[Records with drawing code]
○ ○ ○ ○ ○

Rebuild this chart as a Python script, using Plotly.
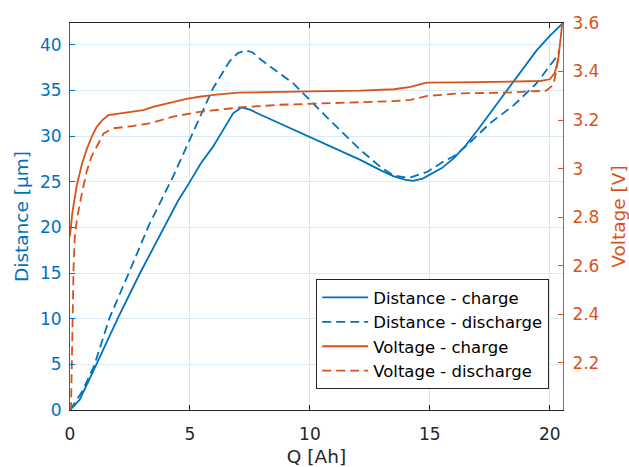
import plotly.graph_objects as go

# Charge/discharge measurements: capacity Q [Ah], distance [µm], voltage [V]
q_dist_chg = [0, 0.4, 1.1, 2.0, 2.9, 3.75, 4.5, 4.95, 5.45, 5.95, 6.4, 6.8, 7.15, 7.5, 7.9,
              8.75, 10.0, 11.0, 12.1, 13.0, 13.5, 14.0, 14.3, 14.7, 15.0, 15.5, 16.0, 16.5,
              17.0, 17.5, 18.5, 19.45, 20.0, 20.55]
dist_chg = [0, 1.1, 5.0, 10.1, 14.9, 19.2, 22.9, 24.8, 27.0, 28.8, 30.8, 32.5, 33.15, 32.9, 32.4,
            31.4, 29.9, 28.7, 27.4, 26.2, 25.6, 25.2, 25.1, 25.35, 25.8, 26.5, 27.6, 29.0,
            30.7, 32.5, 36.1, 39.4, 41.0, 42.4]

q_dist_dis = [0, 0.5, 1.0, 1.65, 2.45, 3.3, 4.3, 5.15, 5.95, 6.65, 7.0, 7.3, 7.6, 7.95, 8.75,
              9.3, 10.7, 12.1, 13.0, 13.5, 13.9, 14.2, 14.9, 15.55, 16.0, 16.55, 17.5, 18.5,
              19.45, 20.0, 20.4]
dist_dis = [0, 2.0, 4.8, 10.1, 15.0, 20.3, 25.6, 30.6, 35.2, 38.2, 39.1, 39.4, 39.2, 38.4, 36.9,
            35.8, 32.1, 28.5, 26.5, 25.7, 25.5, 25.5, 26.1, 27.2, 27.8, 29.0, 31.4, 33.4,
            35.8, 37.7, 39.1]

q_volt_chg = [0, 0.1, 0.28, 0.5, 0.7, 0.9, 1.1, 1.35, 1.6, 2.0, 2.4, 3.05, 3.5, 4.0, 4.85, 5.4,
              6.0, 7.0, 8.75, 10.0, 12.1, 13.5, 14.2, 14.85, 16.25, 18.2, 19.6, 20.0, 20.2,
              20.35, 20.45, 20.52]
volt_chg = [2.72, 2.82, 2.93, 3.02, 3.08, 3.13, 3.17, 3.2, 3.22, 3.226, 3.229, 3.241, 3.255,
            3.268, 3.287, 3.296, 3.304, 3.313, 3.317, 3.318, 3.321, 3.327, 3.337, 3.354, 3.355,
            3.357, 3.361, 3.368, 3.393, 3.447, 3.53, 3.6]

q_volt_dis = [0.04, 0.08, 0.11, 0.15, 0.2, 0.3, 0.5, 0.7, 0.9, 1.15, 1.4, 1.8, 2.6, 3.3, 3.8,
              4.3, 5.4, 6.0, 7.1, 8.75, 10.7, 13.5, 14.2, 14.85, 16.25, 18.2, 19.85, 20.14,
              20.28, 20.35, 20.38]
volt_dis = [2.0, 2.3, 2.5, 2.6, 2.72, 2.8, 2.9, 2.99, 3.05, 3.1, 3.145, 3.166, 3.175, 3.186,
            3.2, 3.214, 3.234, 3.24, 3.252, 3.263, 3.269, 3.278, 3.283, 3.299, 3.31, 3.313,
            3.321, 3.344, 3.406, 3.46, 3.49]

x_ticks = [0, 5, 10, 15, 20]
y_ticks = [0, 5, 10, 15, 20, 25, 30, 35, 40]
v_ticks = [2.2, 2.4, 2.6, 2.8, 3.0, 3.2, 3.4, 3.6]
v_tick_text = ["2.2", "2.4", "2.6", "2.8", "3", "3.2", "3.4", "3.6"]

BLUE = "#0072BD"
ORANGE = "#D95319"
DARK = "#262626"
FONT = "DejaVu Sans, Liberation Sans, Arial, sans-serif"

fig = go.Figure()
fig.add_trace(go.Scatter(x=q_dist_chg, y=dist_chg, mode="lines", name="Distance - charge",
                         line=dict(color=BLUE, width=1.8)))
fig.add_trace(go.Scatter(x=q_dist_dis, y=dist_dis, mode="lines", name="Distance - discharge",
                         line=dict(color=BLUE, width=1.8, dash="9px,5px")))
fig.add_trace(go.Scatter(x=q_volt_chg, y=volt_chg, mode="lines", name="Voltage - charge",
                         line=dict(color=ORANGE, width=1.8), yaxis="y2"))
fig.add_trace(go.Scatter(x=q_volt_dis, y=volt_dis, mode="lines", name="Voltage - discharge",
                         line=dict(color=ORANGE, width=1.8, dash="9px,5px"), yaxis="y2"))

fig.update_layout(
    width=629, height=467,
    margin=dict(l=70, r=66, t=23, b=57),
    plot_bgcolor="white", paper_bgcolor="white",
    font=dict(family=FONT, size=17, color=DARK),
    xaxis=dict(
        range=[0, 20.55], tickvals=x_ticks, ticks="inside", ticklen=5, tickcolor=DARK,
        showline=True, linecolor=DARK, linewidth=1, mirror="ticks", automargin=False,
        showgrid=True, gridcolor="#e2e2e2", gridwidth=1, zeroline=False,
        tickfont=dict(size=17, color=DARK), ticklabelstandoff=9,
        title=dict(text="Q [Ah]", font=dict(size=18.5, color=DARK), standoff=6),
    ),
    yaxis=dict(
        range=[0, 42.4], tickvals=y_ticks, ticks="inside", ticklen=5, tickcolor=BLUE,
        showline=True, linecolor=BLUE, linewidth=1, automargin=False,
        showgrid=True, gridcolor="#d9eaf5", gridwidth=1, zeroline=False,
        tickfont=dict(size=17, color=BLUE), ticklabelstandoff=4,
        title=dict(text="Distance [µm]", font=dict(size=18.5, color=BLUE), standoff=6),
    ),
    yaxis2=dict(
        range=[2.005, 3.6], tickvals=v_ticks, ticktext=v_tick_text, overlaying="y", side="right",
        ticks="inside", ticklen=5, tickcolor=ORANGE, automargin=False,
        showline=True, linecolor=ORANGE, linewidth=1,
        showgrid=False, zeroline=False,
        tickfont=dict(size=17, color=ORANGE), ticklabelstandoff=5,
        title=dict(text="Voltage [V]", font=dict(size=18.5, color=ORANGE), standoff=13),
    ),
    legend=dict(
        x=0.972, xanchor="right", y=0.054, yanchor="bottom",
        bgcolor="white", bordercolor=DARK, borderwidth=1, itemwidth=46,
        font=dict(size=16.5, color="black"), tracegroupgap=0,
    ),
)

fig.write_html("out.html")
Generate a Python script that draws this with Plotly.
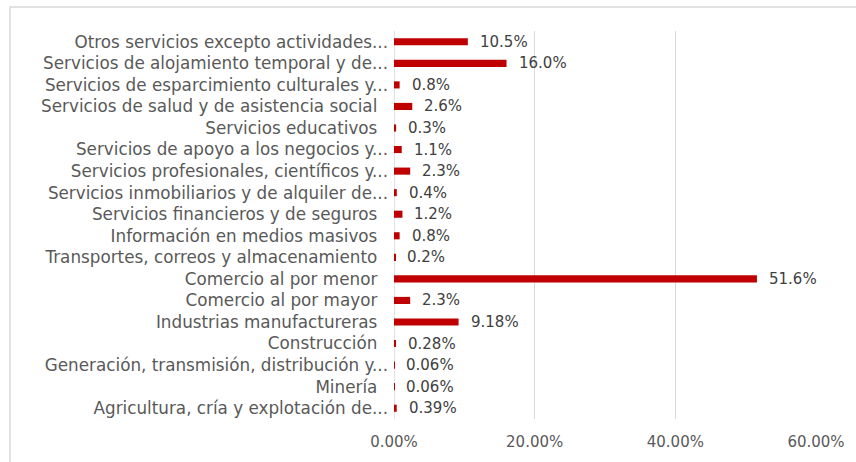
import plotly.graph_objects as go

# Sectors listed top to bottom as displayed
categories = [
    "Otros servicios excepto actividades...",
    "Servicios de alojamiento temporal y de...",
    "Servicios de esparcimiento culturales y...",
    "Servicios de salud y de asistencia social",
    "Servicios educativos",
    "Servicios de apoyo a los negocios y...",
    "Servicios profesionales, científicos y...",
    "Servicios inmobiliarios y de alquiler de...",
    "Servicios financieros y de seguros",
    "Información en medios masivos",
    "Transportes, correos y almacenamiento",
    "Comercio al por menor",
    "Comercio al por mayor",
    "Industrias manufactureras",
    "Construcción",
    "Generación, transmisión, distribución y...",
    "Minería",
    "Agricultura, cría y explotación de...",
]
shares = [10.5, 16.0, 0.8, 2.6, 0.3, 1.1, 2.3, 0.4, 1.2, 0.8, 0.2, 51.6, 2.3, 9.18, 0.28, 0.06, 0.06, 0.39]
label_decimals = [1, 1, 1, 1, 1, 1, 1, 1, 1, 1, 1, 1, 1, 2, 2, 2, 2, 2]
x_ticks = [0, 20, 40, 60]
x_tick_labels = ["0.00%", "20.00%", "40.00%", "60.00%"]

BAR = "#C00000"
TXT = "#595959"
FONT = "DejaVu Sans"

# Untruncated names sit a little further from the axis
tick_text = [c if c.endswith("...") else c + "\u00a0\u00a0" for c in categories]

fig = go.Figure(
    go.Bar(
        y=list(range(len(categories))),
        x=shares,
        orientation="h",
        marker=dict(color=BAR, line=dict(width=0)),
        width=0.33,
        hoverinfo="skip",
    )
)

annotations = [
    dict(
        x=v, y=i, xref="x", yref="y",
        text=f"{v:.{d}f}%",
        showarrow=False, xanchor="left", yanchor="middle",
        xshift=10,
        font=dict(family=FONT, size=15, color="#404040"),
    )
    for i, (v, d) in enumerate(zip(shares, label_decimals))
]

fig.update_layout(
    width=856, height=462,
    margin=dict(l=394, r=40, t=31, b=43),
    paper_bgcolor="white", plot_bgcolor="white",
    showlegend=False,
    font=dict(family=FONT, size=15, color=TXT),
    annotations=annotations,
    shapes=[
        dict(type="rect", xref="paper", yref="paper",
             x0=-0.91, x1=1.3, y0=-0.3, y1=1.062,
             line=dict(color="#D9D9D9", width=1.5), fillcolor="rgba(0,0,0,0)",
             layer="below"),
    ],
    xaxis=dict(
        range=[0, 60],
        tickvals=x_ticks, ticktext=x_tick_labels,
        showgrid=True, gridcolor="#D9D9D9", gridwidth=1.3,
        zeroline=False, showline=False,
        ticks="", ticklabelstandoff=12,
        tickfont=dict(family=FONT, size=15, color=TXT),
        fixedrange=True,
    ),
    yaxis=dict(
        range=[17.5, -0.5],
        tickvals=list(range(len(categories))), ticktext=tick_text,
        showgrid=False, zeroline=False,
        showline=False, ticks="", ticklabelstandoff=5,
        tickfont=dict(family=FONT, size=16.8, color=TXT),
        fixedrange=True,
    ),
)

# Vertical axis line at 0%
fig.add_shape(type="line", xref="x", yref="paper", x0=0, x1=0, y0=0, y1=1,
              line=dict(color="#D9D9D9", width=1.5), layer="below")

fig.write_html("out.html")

○ ○ ○ ○ ○

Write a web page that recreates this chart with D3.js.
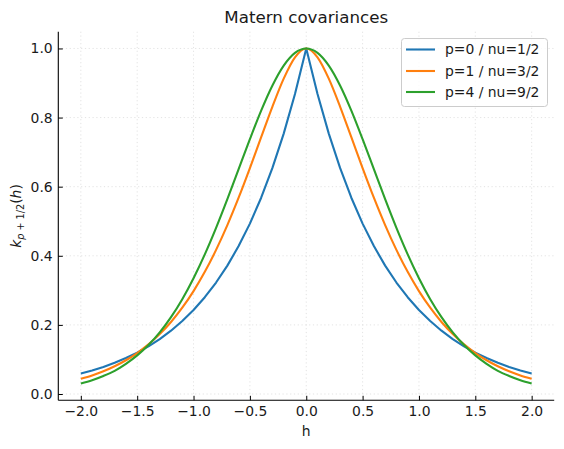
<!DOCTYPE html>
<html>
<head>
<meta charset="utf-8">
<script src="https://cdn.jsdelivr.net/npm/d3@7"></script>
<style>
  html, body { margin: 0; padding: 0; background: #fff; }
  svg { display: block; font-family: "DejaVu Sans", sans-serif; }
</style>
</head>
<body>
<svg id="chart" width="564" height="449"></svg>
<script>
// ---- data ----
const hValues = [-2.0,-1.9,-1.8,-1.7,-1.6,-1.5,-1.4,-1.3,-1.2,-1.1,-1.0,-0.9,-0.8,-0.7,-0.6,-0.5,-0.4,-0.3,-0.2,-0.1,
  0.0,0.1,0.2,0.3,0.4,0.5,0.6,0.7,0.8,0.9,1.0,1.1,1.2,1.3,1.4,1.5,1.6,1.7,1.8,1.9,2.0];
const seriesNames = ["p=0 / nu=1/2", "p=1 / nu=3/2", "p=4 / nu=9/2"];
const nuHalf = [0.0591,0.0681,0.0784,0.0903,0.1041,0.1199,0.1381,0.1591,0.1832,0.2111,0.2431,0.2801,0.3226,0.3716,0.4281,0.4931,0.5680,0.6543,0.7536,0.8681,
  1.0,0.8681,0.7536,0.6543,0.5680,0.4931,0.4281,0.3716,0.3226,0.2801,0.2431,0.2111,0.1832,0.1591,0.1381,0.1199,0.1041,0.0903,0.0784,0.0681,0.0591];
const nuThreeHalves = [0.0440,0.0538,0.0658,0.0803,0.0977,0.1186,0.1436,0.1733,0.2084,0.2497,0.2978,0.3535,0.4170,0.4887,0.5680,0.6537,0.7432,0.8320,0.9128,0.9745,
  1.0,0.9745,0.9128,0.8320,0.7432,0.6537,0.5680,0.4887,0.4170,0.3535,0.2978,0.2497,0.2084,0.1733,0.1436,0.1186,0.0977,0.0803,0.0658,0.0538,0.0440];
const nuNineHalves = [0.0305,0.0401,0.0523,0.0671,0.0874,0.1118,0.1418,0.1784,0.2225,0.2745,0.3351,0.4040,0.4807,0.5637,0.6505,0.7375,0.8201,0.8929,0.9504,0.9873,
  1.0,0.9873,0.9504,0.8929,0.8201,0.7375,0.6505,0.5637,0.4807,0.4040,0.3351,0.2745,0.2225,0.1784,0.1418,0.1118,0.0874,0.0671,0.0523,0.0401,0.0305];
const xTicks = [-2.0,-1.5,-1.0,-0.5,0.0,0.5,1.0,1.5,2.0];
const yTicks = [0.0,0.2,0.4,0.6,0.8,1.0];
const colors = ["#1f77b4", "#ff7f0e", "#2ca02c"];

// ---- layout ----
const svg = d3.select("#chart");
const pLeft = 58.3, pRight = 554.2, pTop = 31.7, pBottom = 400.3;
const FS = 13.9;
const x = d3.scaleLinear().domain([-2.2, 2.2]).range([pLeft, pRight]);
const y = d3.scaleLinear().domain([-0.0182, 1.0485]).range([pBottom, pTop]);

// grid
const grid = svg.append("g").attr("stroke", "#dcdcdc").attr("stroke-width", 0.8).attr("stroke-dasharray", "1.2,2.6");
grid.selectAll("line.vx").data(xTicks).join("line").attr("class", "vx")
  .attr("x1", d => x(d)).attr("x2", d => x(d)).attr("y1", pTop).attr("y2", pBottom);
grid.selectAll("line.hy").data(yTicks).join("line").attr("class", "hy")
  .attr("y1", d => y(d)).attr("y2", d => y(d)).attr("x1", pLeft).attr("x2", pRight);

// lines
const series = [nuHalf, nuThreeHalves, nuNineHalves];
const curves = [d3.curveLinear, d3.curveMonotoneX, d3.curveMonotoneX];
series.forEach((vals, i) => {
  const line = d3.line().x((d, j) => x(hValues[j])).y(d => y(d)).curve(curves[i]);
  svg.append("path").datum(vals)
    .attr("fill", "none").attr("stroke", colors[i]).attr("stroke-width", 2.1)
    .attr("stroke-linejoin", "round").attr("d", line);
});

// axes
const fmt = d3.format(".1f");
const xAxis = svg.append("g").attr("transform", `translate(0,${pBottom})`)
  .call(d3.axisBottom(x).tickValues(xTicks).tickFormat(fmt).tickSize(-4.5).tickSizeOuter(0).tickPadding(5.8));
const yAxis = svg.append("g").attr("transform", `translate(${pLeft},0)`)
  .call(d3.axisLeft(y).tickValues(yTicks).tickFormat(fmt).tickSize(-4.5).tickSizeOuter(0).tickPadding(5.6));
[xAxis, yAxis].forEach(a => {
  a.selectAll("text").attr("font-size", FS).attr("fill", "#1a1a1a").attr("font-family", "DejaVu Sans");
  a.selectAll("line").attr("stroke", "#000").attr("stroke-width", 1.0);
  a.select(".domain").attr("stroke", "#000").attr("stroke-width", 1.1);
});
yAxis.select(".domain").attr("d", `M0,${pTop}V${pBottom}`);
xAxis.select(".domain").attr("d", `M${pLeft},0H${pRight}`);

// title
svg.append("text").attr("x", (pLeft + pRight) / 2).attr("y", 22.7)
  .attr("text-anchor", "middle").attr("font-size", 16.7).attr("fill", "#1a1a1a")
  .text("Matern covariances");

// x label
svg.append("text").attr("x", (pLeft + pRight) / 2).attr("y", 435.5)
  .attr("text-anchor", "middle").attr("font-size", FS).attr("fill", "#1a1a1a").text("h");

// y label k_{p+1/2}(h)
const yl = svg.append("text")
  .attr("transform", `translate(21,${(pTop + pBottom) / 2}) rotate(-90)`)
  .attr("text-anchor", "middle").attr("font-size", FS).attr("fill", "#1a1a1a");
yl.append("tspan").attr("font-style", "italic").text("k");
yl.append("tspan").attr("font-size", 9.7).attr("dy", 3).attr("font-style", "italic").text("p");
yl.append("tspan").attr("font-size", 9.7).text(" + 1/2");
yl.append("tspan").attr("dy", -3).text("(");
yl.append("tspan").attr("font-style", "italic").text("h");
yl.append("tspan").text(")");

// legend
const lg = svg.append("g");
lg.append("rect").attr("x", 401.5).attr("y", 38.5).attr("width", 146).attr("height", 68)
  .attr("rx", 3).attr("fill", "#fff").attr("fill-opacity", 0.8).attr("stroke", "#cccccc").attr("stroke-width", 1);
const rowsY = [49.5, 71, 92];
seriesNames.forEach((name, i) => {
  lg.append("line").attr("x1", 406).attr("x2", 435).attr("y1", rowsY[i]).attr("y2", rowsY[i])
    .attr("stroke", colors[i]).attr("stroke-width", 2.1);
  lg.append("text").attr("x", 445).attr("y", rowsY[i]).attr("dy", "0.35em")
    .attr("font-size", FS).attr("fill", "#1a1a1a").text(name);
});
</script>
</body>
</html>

○ ○ ○ ○ ○

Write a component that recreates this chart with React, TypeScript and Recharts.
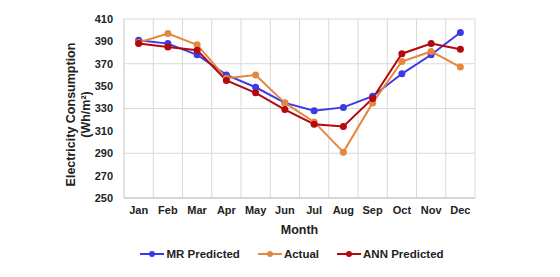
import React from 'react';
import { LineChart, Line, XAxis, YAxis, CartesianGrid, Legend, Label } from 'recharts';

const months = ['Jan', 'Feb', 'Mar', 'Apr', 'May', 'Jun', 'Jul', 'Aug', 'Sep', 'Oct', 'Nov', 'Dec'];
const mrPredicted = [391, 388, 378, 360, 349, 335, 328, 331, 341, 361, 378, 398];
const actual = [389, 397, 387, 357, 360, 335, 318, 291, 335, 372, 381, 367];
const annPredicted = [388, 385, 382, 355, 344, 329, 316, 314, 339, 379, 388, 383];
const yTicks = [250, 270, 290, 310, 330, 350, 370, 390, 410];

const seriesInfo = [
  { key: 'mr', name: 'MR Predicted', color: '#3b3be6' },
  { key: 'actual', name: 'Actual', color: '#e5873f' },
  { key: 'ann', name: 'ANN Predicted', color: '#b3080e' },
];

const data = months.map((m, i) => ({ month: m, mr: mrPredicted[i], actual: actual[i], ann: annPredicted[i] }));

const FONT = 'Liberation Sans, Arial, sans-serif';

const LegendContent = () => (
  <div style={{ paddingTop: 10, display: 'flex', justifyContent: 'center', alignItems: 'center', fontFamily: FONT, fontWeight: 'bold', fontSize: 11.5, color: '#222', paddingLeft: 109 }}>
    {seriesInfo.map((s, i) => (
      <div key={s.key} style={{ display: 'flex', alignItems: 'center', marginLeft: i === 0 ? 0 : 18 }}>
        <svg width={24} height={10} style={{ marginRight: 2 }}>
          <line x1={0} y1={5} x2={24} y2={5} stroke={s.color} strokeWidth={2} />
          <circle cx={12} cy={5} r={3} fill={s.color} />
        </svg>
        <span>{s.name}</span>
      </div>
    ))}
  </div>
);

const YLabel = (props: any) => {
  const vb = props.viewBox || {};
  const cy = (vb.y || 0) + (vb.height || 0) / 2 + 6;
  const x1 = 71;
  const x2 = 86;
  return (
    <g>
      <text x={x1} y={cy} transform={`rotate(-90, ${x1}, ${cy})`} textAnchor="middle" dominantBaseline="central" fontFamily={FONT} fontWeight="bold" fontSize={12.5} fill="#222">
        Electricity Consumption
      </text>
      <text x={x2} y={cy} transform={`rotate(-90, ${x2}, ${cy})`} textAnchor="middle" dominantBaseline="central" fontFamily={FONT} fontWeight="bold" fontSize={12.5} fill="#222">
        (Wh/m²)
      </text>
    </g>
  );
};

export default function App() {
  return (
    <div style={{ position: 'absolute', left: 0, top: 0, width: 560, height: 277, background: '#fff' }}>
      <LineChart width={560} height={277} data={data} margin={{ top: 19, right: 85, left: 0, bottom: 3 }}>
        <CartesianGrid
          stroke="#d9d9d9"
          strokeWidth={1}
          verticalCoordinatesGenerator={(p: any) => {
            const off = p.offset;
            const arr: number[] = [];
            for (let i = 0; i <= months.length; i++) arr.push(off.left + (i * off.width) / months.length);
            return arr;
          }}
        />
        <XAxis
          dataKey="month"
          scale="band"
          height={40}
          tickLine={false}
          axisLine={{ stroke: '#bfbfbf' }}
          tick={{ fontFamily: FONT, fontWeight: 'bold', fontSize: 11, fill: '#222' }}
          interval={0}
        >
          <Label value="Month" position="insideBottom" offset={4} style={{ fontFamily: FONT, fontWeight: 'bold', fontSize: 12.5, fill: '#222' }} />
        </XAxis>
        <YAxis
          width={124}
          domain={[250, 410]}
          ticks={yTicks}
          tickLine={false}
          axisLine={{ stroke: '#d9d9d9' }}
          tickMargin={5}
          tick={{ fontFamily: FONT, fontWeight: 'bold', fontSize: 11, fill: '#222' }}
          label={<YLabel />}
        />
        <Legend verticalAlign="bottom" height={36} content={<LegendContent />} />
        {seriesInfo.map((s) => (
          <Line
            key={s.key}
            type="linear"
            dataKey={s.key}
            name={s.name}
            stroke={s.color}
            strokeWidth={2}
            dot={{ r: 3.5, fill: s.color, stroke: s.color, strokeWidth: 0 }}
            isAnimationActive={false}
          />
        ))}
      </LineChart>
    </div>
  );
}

○ ○ ○ ○ ○

* Aim *
Begin with the line that contains "Rebuild this chart" and end with the line that contains "30.7, 32.5, 36.1, 39.4, 41.0, 42.4]"; write out both and all lines between exactly, but no pictures.

* Response *
Rebuild this chart as a Python script, using Plotly.
import plotly.graph_objects as go

# Charge/discharge measurements: capacity Q [Ah], distance [µm], voltage [V]
q_dist_chg = [0, 0.4, 1.1, 2.0, 2.9, 3.75, 4.5, 4.95, 5.45, 5.95, 6.4, 6.8, 7.15, 7.5, 7.9,
              8.75, 10.0, 11.0, 12.1, 13.0, 13.5, 14.0, 14.3, 14.7, 15.0, 15.5, 16.0, 16.5,
              17.0, 17.5, 18.5, 19.45, 20.0, 20.55]
dist_chg = [0, 1.1, 5.0, 10.1, 14.9, 19.2, 22.9, 24.8, 27.0, 28.8, 30.8, 32.5, 33.15, 32.9, 32.4,
            31.4, 29.9, 28.7, 27.4, 26.2, 25.6, 25.2, 25.1, 25.35, 25.8, 26.5, 27.6, 29.0,
            30.7, 32.5, 36.1, 39.4, 41.0, 42.4]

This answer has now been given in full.